(no subject)

Feb 15, 2012 00:33

"We can't solve problems by using the same kind of thinking we used to create them." Albert Einstein

I've been spending a lot of time thinking about past relationships and the failures, which in more cases than I like to admit all come down to me doing or being stupid in some way. Following a ridiculously self destructive pattern of behavior even though I identified its unhealthy existence years ago.

Einstein also said “Insanity: doing the same thing over and over again and expecting different results.” which has always been a favorite quote, but somehow I failed to see that it applied to me. Or, rather, failed to take action.

I could go on for pages about how I screw up relationships and should probably never attempt another, but a lot of it comes down to fear of abandonment leading me to sabotage things so that I can push them away instead of being cast off... and rushing into things just because I'm afraid they'll slip away if I try to take it slow. I've destroyed bridges and lost loves I never wanted to part from.

A lot of it also comes from expecting others to make me happy, which I know I've mentioned in other posts. I've spent a great deal of time researching co-dependence to see if that;s part of my problem, but considering how quickly I feel smothered by constant interaction (even with someone I love) it doesn't seem likely. I just somewhere along the line developed the idea that happiness should be something I get from my partners, rather than something I find within myself and share with others.

Valentines is a prime example of that. Most of the guys I've dated have been as romantic as a fence post, and I spent many years miserable on Valentines day. Either I was alone and went all mopey because I thought it meant nobody thought I was special, or I was miserable because whoever I was with didn't make a big deal of the day (or completely ignored it).

So today, making steps toward owning the responsibility for my own happiness, I decided to give myself a Valentines gift. Forget jewlery, I like ink <3

So I wrote "Love" on my arm... partially inspired by To Write Love On Her Arms (www.twolha.com/faq), which in turn helped inspire my decision to go back to school for a degree in Psychology so that I can help people who deal with these types of problems, and also as a set of reminders to myself. Yes, there is always hope for Love, but it can also be destructive and painful.
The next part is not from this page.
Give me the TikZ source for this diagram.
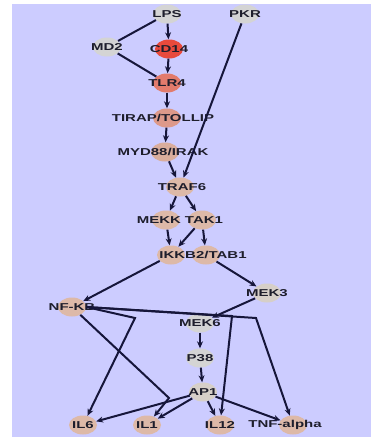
\documentclass[tikz,border=0pt]{standalone}
\usepackage{fontspec}
\setmainfont{Liberation Sans}
\usetikzlibrary{arrows.meta,shapes.geometric}
\definecolor{bgc}{HTML}{CCCCFF}
\definecolor{edgec}{HTML}{16163A}
\definecolor{txtc}{HTML}{1E1E2C}
\definecolor{cgrey}{HTML}{D4D4D4}
\definecolor{cgreyb}{HTML}{D6CFC8}
\definecolor{cbeige}{HTML}{DDB9A8}
\definecolor{cred}{HTML}{E84A3C}
\definecolor{csalmon}{HTML}{E27B6C}
\definecolor{ctirap}{HTML}{DD998A}
\definecolor{cmyd}{HTML}{D9AD9C}
\newcommand{\lbx}[1]{\scalebox{1.5}[1]{\fontsize{10}{10}\selectfont\bfseries #1}}
\tikzset{
  nd/.style={ellipse, fill=#1, draw=none, minimum width=28pt, minimum height=19pt, inner sep=0pt},
  lab/.style={text=txtc, inner sep=0pt},
  edge/.style={draw=edgec, line width=2pt},
  arr/.style={edge, -{Stealth[length=7pt,width=6pt]}}
}
\begin{document}
\begin{tikzpicture}[x=1pt,y=-1pt]
\useasboundingbox (0,0) rectangle (371,437);
\fill[bgc] (12,4) rectangle (371,437);
% nodes
\node[nd=cgrey] (lps) at (167,14) {};
\node[nd=cgrey] (pkr) at (245,14) {};
\node[nd=cgrey] (md2) at (107,47) {};
\node[nd=cred] (cd14) at (169,49) {};
\node[nd=csalmon] (tlr4) at (167,83) {};
\node[nd=ctirap] (tirap) at (167,118) {};
\node[nd=cmyd] (myd) at (165,152) {};
\node[nd=cbeige] (traf6) at (180,187) {};
\node[nd=cbeige] (mekk) at (166,220) {};
\node[nd=cbeige] (tak1) at (202,220) {};
\node[nd=cbeige] (ikkb2) at (171,255) {};
\node[nd=cbeige] (tab1) at (206,255) {};
\node[nd=cbeige] (nfkb) at (72,307) {};
\node[nd=cgreyb] (mek3) at (267,293) {};
\node[nd=cgrey] (mek6) at (200,323) {};
\node[nd=cgrey] (p38) at (200,358) {};
\node[nd=cgreyb] (ap1) at (203,392) {};
\node[nd=cbeige] (il6) at (83,425) {};
\node[nd=cbeige] (il1) at (147,425) {};
\node[nd=cbeige] (il12) at (220,425) {};
\node[nd=cbeige] (tnf) at (293,425) {};
% labels
\node[lab] (tlps) at (167,14) {\lbx{LPS}};
\node[lab] (tpkr) at (245,14) {\lbx{PKR}};
\node[lab] (tmd2) at (107,47) {\lbx{MD2}};
\node[lab] (tcd14) at (169,49) {\lbx{CD14}};
\node[lab] (ttlr4) at (167,83) {\lbx{TLR4}};
\node[lab] (ttirap) at (163,118) {\lbx{TIRAP/TOLLIP}};
\node[lab] (tmyd) at (163,152) {\lbx{MYD88/IRAK}};
\node[lab] (ttraf6) at (182,187) {\lbx{TRAF6}};
\node[lab] (tmekk) at (159,220) {\lbx{MEKK}};
\node[lab] (ttak1) at (204,220) {\lbx{TAK1}};
\node[lab] (tikkb) at (203,255) {\lbx{IKKB2/TAB1}};
\node[lab] (tnfkb) at (72,307) {\lbx{NF-KB}};
\node[lab] (tmek3) at (267,293) {\lbx{MEK3}};
\node[lab] (tmek6) at (200,323) {\lbx{MEK6}};
\node[lab] (tp38) at (200,358) {\lbx{P38}};
\node[lab] (tap1) at (203,392) {\lbx{AP1}};
\node[lab] (til6) at (83,425) {\lbx{IL6}};
\node[lab] (til1) at (147,425) {\lbx{IL1}};
\node[lab] (til12) at (220,425) {\lbx{IL12}};
\node[lab] (ttnf) at (285,425) {\lbx{TNF-alpha}};
% bend points
\coordinate (b6) at (135,318);
\coordinate (b1) at (169,398);
\coordinate (b12) at (232,316);
\coordinate (bt) at (256,318);
% edges
\draw[edge] (lps) -- (md2);
\draw[arr] (lps) -- (cd14);
\draw[edge] (md2) -- (tlr4);
\draw[arr] (cd14) -- (tlr4);
\draw[arr] (tlr4) -- (tirap);
\draw[arr] (tirap) -- (myd);
\draw[arr] (myd) -- (traf6);
\draw[arr] (pkr) -- (traf6);
\draw[arr] (traf6) -- (mekk);
\draw[arr] (traf6) -- (tak1);
\draw[arr] (mekk) -- (ikkb2);
\draw[arr] (tak1) -- (ikkb2);
\draw[arr] (tak1) -- (tab1);
\draw[arr] (ikkb2) -- (nfkb);
\draw[arr] (tab1) -- (mek3);
\draw[arr] (mek3) -- (mek6);
\draw[arr] (mek6) -- (p38);
\draw[arr] (p38) -- (ap1);
\draw[arr] (nfkb.east) -- (b6) -- (il6);
\draw[arr] (nfkb) -- (b1) -- (il1);
\draw[arr] (nfkb.east) -- (b12) -- (il12);
\draw[arr] (nfkb.east) -- (bt) -- (tnf);
\draw[arr] (ap1) -- (il6);
\draw[arr] (ap1) -- (il1);
\draw[arr] (ap1) -- (il12);
\draw[arr] (ap1) -- (tnf);
\end{tikzpicture}
\end{document}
If I find the right connection someday, that will be amazingly wonderful...

If I don't? I'm coming to realize that maybe the best thing for me is to be alone. Love, romance, relationships, sex... they're all as destructive as they are fun, and maybe things I should leave off for a long while.

Ironically, one of the relationships I sabotaged was because I panicked at the idea of having my own space and only getting face-to-face time on the occasional weekend. At the time I couldn't imagine maintaining my own space and living for myself during the times between those visits. Yet now I'm realizing that exactly what I need is to have my own space and place, with occasional bouts of human contact.

Meh. Life in hermittville can be overly complicated at times, but I think ultimately that being on my own is going to be more healthy than any kind of relationship I might fall into at this point. I'm not even sure what kind of friendships would be healthy right now, although I realize that I can't close myself off entirely.

Its going to take time, and a lot more thought. Luckily the one person in my life who I can rely on to actually communicate with me is myself, though I'll keep that elsewhere. I think most of whats in my head needs to be a private conversation for the time being.